Leave out the pictures and copy everything else below exactly.

— begin SOURCE DATA —

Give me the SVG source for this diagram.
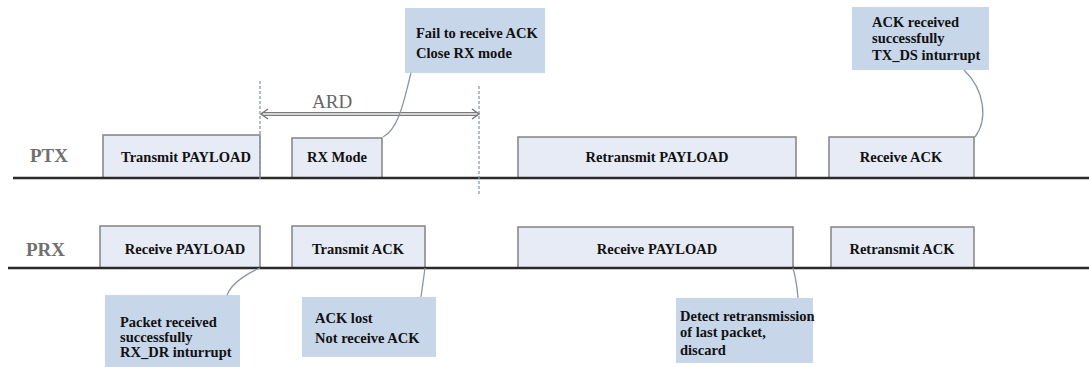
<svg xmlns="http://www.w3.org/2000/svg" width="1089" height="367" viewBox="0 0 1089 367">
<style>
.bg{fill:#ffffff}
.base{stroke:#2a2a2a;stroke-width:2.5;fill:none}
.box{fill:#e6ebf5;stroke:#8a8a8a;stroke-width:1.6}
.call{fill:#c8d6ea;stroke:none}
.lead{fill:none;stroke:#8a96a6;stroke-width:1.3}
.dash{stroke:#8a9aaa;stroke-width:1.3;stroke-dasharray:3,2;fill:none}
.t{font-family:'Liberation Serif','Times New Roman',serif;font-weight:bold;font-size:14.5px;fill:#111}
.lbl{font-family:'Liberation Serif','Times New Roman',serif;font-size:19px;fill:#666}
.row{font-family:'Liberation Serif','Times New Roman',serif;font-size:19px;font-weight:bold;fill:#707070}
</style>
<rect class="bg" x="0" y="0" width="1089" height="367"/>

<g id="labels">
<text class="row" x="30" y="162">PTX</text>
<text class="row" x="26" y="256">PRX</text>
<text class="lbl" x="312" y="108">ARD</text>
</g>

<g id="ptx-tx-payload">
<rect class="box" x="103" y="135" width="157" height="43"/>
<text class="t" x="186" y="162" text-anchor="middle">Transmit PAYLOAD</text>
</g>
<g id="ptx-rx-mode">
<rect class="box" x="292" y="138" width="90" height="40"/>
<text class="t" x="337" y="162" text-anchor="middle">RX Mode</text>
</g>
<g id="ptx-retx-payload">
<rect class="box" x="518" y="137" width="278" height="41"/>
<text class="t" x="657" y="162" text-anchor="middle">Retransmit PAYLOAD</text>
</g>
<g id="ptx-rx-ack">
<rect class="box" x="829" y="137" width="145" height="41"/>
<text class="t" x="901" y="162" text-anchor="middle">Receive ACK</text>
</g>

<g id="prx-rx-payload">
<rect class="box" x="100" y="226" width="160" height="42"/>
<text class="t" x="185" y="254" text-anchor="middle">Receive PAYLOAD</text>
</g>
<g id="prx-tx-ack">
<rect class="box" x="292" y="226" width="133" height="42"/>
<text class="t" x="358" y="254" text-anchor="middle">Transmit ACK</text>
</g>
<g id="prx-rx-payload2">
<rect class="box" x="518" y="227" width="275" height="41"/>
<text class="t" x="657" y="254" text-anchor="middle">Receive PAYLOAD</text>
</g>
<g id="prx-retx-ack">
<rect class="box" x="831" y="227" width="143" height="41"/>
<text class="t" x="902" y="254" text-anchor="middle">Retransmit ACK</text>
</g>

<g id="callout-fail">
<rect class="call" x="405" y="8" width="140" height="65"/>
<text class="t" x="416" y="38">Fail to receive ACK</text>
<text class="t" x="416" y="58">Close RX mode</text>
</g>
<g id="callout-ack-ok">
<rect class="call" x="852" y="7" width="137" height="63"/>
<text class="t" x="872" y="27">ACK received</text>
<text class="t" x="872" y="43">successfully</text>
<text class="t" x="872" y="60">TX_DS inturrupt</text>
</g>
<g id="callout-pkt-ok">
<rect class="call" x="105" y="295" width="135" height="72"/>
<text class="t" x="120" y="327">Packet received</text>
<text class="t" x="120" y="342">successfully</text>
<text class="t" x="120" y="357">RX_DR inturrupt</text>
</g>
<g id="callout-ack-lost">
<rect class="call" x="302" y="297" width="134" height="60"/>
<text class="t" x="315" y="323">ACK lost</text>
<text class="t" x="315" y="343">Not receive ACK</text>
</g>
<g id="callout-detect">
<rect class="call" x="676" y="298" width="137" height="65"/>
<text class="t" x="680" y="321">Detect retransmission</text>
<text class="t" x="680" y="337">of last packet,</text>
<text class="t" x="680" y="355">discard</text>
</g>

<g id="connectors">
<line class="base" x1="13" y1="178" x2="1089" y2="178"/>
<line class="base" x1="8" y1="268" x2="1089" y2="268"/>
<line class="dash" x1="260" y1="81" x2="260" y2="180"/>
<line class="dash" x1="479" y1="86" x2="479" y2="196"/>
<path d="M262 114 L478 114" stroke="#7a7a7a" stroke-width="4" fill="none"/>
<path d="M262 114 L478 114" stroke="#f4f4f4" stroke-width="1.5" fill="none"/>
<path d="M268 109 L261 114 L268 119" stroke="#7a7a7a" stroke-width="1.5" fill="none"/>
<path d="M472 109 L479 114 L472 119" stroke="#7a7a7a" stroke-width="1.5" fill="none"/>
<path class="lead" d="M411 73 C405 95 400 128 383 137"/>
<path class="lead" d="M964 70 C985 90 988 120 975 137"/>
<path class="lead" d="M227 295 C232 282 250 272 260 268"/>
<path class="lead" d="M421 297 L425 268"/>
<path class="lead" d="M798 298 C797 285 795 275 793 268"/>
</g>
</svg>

— end SOURCE DATA —

COMPLETE OUTPUT:
Give me the SVG source for this diagram.
<svg xmlns="http://www.w3.org/2000/svg" width="1089" height="367" viewBox="0 0 1089 367">
<style>
.bg{fill:#ffffff}
.base{stroke:#2a2a2a;stroke-width:2.5;fill:none}
.box{fill:#e6ebf5;stroke:#8a8a8a;stroke-width:1.6}
.call{fill:#c8d6ea;stroke:none}
.lead{fill:none;stroke:#8a96a6;stroke-width:1.3}
.dash{stroke:#8a9aaa;stroke-width:1.3;stroke-dasharray:3,2;fill:none}
.t{font-family:'Liberation Serif','Times New Roman',serif;font-weight:bold;font-size:14.5px;fill:#111}
.lbl{font-family:'Liberation Serif','Times New Roman',serif;font-size:19px;fill:#666}
.row{font-family:'Liberation Serif','Times New Roman',serif;font-size:19px;font-weight:bold;fill:#707070}
</style>
<rect class="bg" x="0" y="0" width="1089" height="367"/>

<g id="labels">
<text class="row" x="30" y="162">PTX</text>
<text class="row" x="26" y="256">PRX</text>
<text class="lbl" x="312" y="108">ARD</text>
</g>

<g id="ptx-tx-payload">
<rect class="box" x="103" y="135" width="157" height="43"/>
<text class="t" x="186" y="162" text-anchor="middle">Transmit PAYLOAD</text>
</g>
<g id="ptx-rx-mode">
<rect class="box" x="292" y="138" width="90" height="40"/>
<text class="t" x="337" y="162" text-anchor="middle">RX Mode</text>
</g>
<g id="ptx-retx-payload">
<rect class="box" x="518" y="137" width="278" height="41"/>
<text class="t" x="657" y="162" text-anchor="middle">Retransmit PAYLOAD</text>
</g>
<g id="ptx-rx-ack">
<rect class="box" x="829" y="137" width="145" height="41"/>
<text class="t" x="901" y="162" text-anchor="middle">Receive ACK</text>
</g>

<g id="prx-rx-payload">
<rect class="box" x="100" y="226" width="160" height="42"/>
<text class="t" x="185" y="254" text-anchor="middle">Receive PAYLOAD</text>
</g>
<g id="prx-tx-ack">
<rect class="box" x="292" y="226" width="133" height="42"/>
<text class="t" x="358" y="254" text-anchor="middle">Transmit ACK</text>
</g>
<g id="prx-rx-payload2">
<rect class="box" x="518" y="227" width="275" height="41"/>
<text class="t" x="657" y="254" text-anchor="middle">Receive PAYLOAD</text>
</g>
<g id="prx-retx-ack">
<rect class="box" x="831" y="227" width="143" height="41"/>
<text class="t" x="902" y="254" text-anchor="middle">Retransmit ACK</text>
</g>

<g id="callout-fail">
<rect class="call" x="405" y="8" width="140" height="65"/>
<text class="t" x="416" y="38">Fail to receive ACK</text>
<text class="t" x="416" y="58">Close RX mode</text>
</g>
<g id="callout-ack-ok">
<rect class="call" x="852" y="7" width="137" height="63"/>
<text class="t" x="872" y="27">ACK received</text>
<text class="t" x="872" y="43">successfully</text>
<text class="t" x="872" y="60">TX_DS inturrupt</text>
</g>
<g id="callout-pkt-ok">
<rect class="call" x="105" y="295" width="135" height="72"/>
<text class="t" x="120" y="327">Packet received</text>
<text class="t" x="120" y="342">successfully</text>
<text class="t" x="120" y="357">RX_DR inturrupt</text>
</g>
<g id="callout-ack-lost">
<rect class="call" x="302" y="297" width="134" height="60"/>
<text class="t" x="315" y="323">ACK lost</text>
<text class="t" x="315" y="343">Not receive ACK</text>
</g>
<g id="callout-detect">
<rect class="call" x="676" y="298" width="137" height="65"/>
<text class="t" x="680" y="321">Detect retransmission</text>
<text class="t" x="680" y="337">of last packet,</text>
<text class="t" x="680" y="355">discard</text>
</g>

<g id="connectors">
<line class="base" x1="13" y1="178" x2="1089" y2="178"/>
<line class="base" x1="8" y1="268" x2="1089" y2="268"/>
<line class="dash" x1="260" y1="81" x2="260" y2="180"/>
<line class="dash" x1="479" y1="86" x2="479" y2="196"/>
<path d="M262 114 L478 114" stroke="#7a7a7a" stroke-width="4" fill="none"/>
<path d="M262 114 L478 114" stroke="#f4f4f4" stroke-width="1.5" fill="none"/>
<path d="M268 109 L261 114 L268 119" stroke="#7a7a7a" stroke-width="1.5" fill="none"/>
<path d="M472 109 L479 114 L472 119" stroke="#7a7a7a" stroke-width="1.5" fill="none"/>
<path class="lead" d="M411 73 C405 95 400 128 383 137"/>
<path class="lead" d="M964 70 C985 90 988 120 975 137"/>
<path class="lead" d="M227 295 C232 282 250 272 260 268"/>
<path class="lead" d="M421 297 L425 268"/>
<path class="lead" d="M798 298 C797 285 795 275 793 268"/>
</g>
</svg>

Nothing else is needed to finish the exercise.